Making auxiliary units more efficient and demand-driven
Increasingly, Bosch engineers are complementing all the technical meas­ures being applied directly to gasoline and diesel engines with more effi­cient auxiliary systems such as alternators or radiator fans. Additional CO2 improvements can be achieved by making systems demand-driven – so that they are only operated or used when they are really needed. Electric water pumps, electric power steering, and generators that recharge the battery primarily when coasting serve to improve the vehicle’s overall efficiency. One particularly effective example is the Bosch start-stop system. It stops the engine at a red light and restarts it reliably when the lights turn green. In the New European Driving Cycle, this achieves fuel savings of up to 5 percent, and as much as 8 percent in urban driving.

New technologies for more energy efficiency
Looking beyond the range of technologies that already exist for reducing fuel consumption and CO2 emissions, Bosch engineers are busy looking for ways to tap further savings potential – both in gasoline and in diesel en­gines. Here, they are studying measures such as combustion control using combustion-chamber pressure sensors. Or they are looking at variable valve control for diesel engines, not just for gasoline engines as is the case today. Work could also be done on transmissions to increase the efficiency of the automotive system, on energy recovery from exhaust heat, or on reducing the need for cooling.

Alternative fuels improve carbon footprint
Depending on regional circumstances, markets vary in the technical focus of their efforts to reduce CO2 emissions. In Brazil, for example, an impor­tant role is played by Bosch flex-fuel technology for gasoline engines. Sugar cane grown in the country is converted into ethanol, which serves as an alternative to fuels derived from crude oil. The fact that this fuel is made from renewable raw materials means it has a notable positive impact on carbon footprint. In the United States, more and more flex-fuel vehicles are being registered that can run on various gasoline-ethanol blends. Other countries and regions also take advantage of this eco-friendly effect by blending biogenic and fossil fuels – with blending levels of between five and 20 percent for both gasoline and diesel. In future, synthetic fuels based on organic waste materials will also gain in significance.

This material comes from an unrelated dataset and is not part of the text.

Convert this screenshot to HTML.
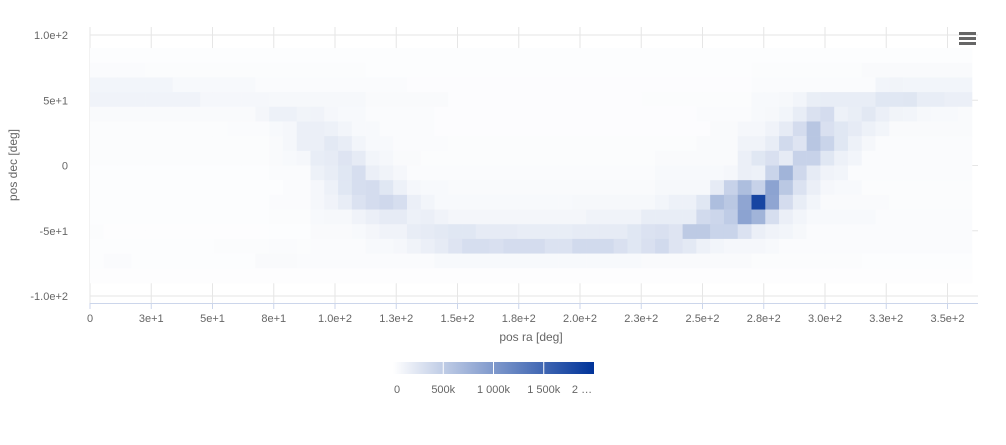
<!DOCTYPE html>
<html><head><meta charset="utf-8"><style>
body{margin:0;background:#fff;width:1006px;height:440px;overflow:hidden;font-family:"Liberation Sans",sans-serif}
svg text{font-family:"Liberation Sans",sans-serif}
</style></head><body>
<svg id="chart" width="1006" height="440" xmlns="http://www.w3.org/2000/svg">
<g id="grid"></g>
<g id="cells"></g>
<g id="axes"></g>
<text x="17" y="165" transform="rotate(-90 17 165)" text-anchor="middle" font-size="12" fill="#666">pos dec [deg]</text>
<text x="531" y="341" text-anchor="middle" font-size="12" fill="#666">pos ra [deg]</text>
<g>
<rect x="959" y="32" width="17" height="3" fill="#666"/><rect x="959" y="37" width="17" height="3" fill="#666"/><rect x="959" y="42" width="17" height="3" fill="#666"/>
</g>
<defs><linearGradient id="cg" x1="0" x2="1" y1="0" y2="0"><stop offset="0" stop-color="#ffffff"/><stop offset="1" stop-color="#003399"/></linearGradient></defs>
<g id="legend">
<rect x="393" y="362" width="201" height="12" fill="url(#cg)"/>
</g>
</svg>
<script>
const decBinsTop=[90,78.75,67.5,56.25,45,33.75,22.5,11.25,0,-11.25,-22.5,-33.75,-45,-56.25,-67.5,-78.75];
const raBinWidth=5.625;
const decBinHeight=11.25;
const xTickValues=[0,25,50,75,100,125,150,175,200,225,250,275,300,325,350];
const xTickLabels=["0","3e+1","5e+1","8e+1","1.0e+2","1.3e+2","1.5e+2","1.8e+2","2.0e+2","2.3e+2","2.5e+2","2.8e+2","3.0e+2","3.3e+2","3.5e+2"];
const yTickValues=[100,50,0,-50,-100];
const yTickLabels=["1.0e+2","5e+1","0","-5e+1","-1.0e+2"];
const colorTickValues=[0,500,1000,1500,2000];
const colorTickLabels=["0","500k","1 000k","1 500k","2 …"];
const colorMax=2000;
// counts in thousands, rows top (dec 90) to bottom
const row0=[20,20,20,20,20,20,20,20,20,20,20,20,20,20,20,20,20,20,20,20,20,20,20,20,20,20,20,20,20,20,20,20,20,20,20,20,20,20,20,20,20,20,20,20,20,20,20,20,20,20,20,20,20,20,20,20,20,20,20,20,20,20,20,20];
const row1=[40,40,40,40,30,30,30,30,30,30,30,30,30,30,30,30,30,30,30,30,20,20,20,20,20,20,20,20,20,20,20,20,20,20,20,20,20,20,20,20,20,20,20,20,20,20,20,20,30,30,30,30,30,30,30,30,50,50,50,50,50,50,50,50];
const row2=[100,100,100,100,100,100,60,60,60,60,60,60,40,40,40,40,40,40,40,40,40,40,40,25,25,25,25,25,25,25,25,25,25,25,25,25,25,25,25,25,25,25,25,25,25,25,25,25,40,40,40,40,40,40,40,40,40,100,110,100,100,100,100,100];
const row3=[120,120,120,120,120,120,120,120,80,80,80,80,80,70,70,70,70,70,70,70,50,50,50,50,50,50,25,25,25,25,25,25,25,25,25,25,25,25,25,25,30,30,30,30,30,30,30,30,60,60,70,100,170,180,180,180,180,240,240,250,180,180,160,160];
const row4=[50,50,50,50,50,50,50,50,50,50,50,50,90,140,140,110,120,80,60,60,40,40,40,40,40,25,25,25,25,25,25,25,25,25,25,25,25,25,25,25,25,25,25,25,40,40,40,40,60,70,100,180,290,340,140,170,230,160,110,100,70,60,60,50];
const row5=[30,30,30,30,30,30,30,30,30,30,40,40,40,60,80,160,160,140,100,60,60,40,40,40,40,25,25,25,25,25,25,25,25,25,25,25,25,25,25,25,25,25,25,25,25,50,50,80,80,120,200,340,560,300,240,200,140,100,50,50,50,50,50,50];
const row6=[30,30,30,30,30,30,30,30,30,30,30,30,30,50,80,160,160,220,180,100,60,60,40,40,40,40,30,30,30,30,30,30,30,30,30,30,30,30,30,30,30,30,30,30,50,50,50,120,120,180,360,260,560,420,240,140,80,40,40,40,40,40,40,40];
const row7=[30,30,30,30,30,30,30,30,30,30,30,30,30,50,60,80,180,200,260,200,100,80,50,50,30,30,30,30,30,30,30,30,30,30,30,30,30,30,30,30,30,50,50,50,50,50,50,160,240,300,200,440,440,240,140,100,40,40,40,40,40,40,40,40];
const row8=[20,20,20,20,20,20,20,20,20,20,20,20,20,40,40,40,140,180,240,320,160,120,80,40,40,40,40,40,40,40,40,40,40,40,40,40,40,40,40,40,40,60,60,60,60,60,80,160,140,420,740,380,200,120,100,40,40,40,40,40,40,40,40,40];
const row9=[20,20,20,20,20,20,20,20,20,20,20,20,20,20,40,40,80,140,240,320,340,240,140,80,60,60,50,50,50,50,50,50,50,50,50,50,50,50,50,50,50,70,70,70,70,200,440,640,440,900,540,280,160,80,60,60,30,30,30,30,30,30,30,30];
const row10=[20,20,20,20,20,20,20,20,20,20,20,20,20,40,40,40,80,120,180,280,340,380,320,160,100,60,60,60,60,60,60,60,60,60,60,70,70,70,70,70,70,100,140,140,240,640,540,880,1820,880,340,180,100,50,50,50,50,50,30,30,30,30,30,30];
const row11=[20,20,20,20,20,20,20,20,20,20,20,20,20,30,30,30,60,70,70,120,160,200,200,140,160,120,90,90,90,90,90,90,90,90,90,90,120,120,120,120,180,180,180,180,360,400,500,900,740,320,160,100,60,60,60,60,60,40,40,40,40,40,40,40];
const row12=[30,15,15,15,15,15,15,15,15,15,15,15,15,20,20,20,50,50,50,60,90,120,120,180,200,220,240,240,200,200,200,180,180,180,180,200,200,200,200,240,280,300,260,520,520,420,420,280,160,120,100,70,40,40,40,40,40,40,40,40,40,40,40,40];
const row13=[20,20,20,20,20,20,20,20,20,30,30,30,30,40,40,30,40,40,40,40,60,60,80,120,160,200,260,320,320,300,340,340,340,280,280,360,360,360,300,240,300,360,260,220,140,100,80,80,80,60,40,40,40,40,40,40,40,40,40,40,40,40,40,40];
const row14=[20,40,40,20,20,20,20,20,20,20,20,20,50,50,50,40,40,40,40,40,40,40,40,40,40,60,60,60,60,60,60,60,60,60,60,60,60,60,60,60,50,50,50,50,50,50,50,50,30,30,30,30,30,30,30,30,20,20,20,20,20,20,20,20];
const row15=[15,15,15,15,15,15,15,15,15,15,15,15,15,15,15,15,15,15,15,15,15,15,15,15,15,15,15,15,15,15,15,15,15,15,15,15,15,15,15,15,15,15,15,15,15,15,15,15,15,15,15,15,15,15,15,15,15,15,15,15,15,15,15,15];
const rows=[row0,row1,row2,row3,row4,row5,row6,row7,row8,row9,row10,row11,row12,row13,row14,row15];

const NS="http://www.w3.org/2000/svg";
const X0=90,X1=972,YT=27,YB=303;
function xs(v){return X0+v*(X1-X0)/360;}
function ys(v){return 165.5-v*1.305;}
function cs(v){return 393+v*201/colorMax;}
function col(v){const t=Math.max(0,Math.min(1,v/colorMax));return `rgb(${Math.round(255*(1-t))},${Math.round(255-204*t)},${Math.round(255-102*t)})`;}
function mk(tag,attrs,parent){const e=document.createElementNS(NS,tag);for(const k in attrs)e.setAttribute(k,attrs[k]);parent.appendChild(e);return e;}
const grid=document.getElementById('grid'),cells=document.getElementById('cells'),axes=document.getElementById('axes'),legend=document.getElementById('legend');
xTickValues.forEach((v,i)=>{
  const g=mk('line',{x1:xs(v),x2:xs(v),y1:YT,y2:YB,stroke:'#e6e6e6','stroke-width':1},grid);
  
  
  const t=mk('line',{x1:xs(v),x2:xs(v),y1:YB,y2:YB+6,stroke:'#ccd6eb','stroke-width':1},axes);
  
  
  const l=mk('text',{x:xs(v),y:322,'text-anchor':'middle','font-size':11,fill:'#666'},axes);
  l.textContent=xTickLabels[i];
  
  
});
yTickValues.forEach((v,i)=>{
  const g=mk('line',{x1:X0,x2:978,y1:ys(v),y2:ys(v),stroke:'#e6e6e6','stroke-width':1},grid);
  
  
  const l=mk('text',{x:68,y:ys(v)+4,'text-anchor':'end','font-size':11,fill:'#666'},axes);
  l.textContent=yTickLabels[i];
  
  
});
const xl=mk('line',{x1:X0,x2:978,y1:YB+0.5,y2:YB+0.5,stroke:'#ccd6eb','stroke-width':1},axes);


rows.forEach((r,ri)=>{
  const top=decBinsTop[ri];
  r.forEach((v,ci)=>{
    const x=xs(ci*raBinWidth),x2=xs((ci+1)*raBinWidth);
    const y=ys(top),y2=ys(top-decBinHeight);
    const c=mk('rect',{x:x,y:y,width:x2-x+0.3,height:y2-y+0.3,fill:col(v)},cells);
    
    
  });
});
colorTickValues.forEach((v,i)=>{
  if(i>0&&i<colorTickValues.length-1){
    const t=mk('line',{x1:cs(v),x2:cs(v),y1:362,y2:374,stroke:'#fff','stroke-width':1},legend);
    
    
  }
  const l=mk('text',{x:i===colorTickValues.length-1?cs(v)-12:cs(v)+(i===0?4:0),y:393,'text-anchor':'middle','font-size':11,fill:'#666'},legend);
  l.textContent=colorTickLabels[i];
  
  
});
</script>
</body></html>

Fuel-saving technology pays off
Based on typical annual mileages for Europe and today's fuel prices there, a comparison of the fuel costs of the average car in 2010 with a car built in 2020 shows fuel cost savings over three years of operation of between 1,000 and 1,500 euros.

In other words, drivers’ operating costs are likely to be reduced by more than enough to cover the cost of all the extra technology they will have to buy in 2020 to make their cars more economical. If we consider a normal vehicle service life of some 12 years, this amounts to fuel savings of 4,000 to 6,000 euros and a reduction in CO2 emissions of between 6 and 11 metric tons.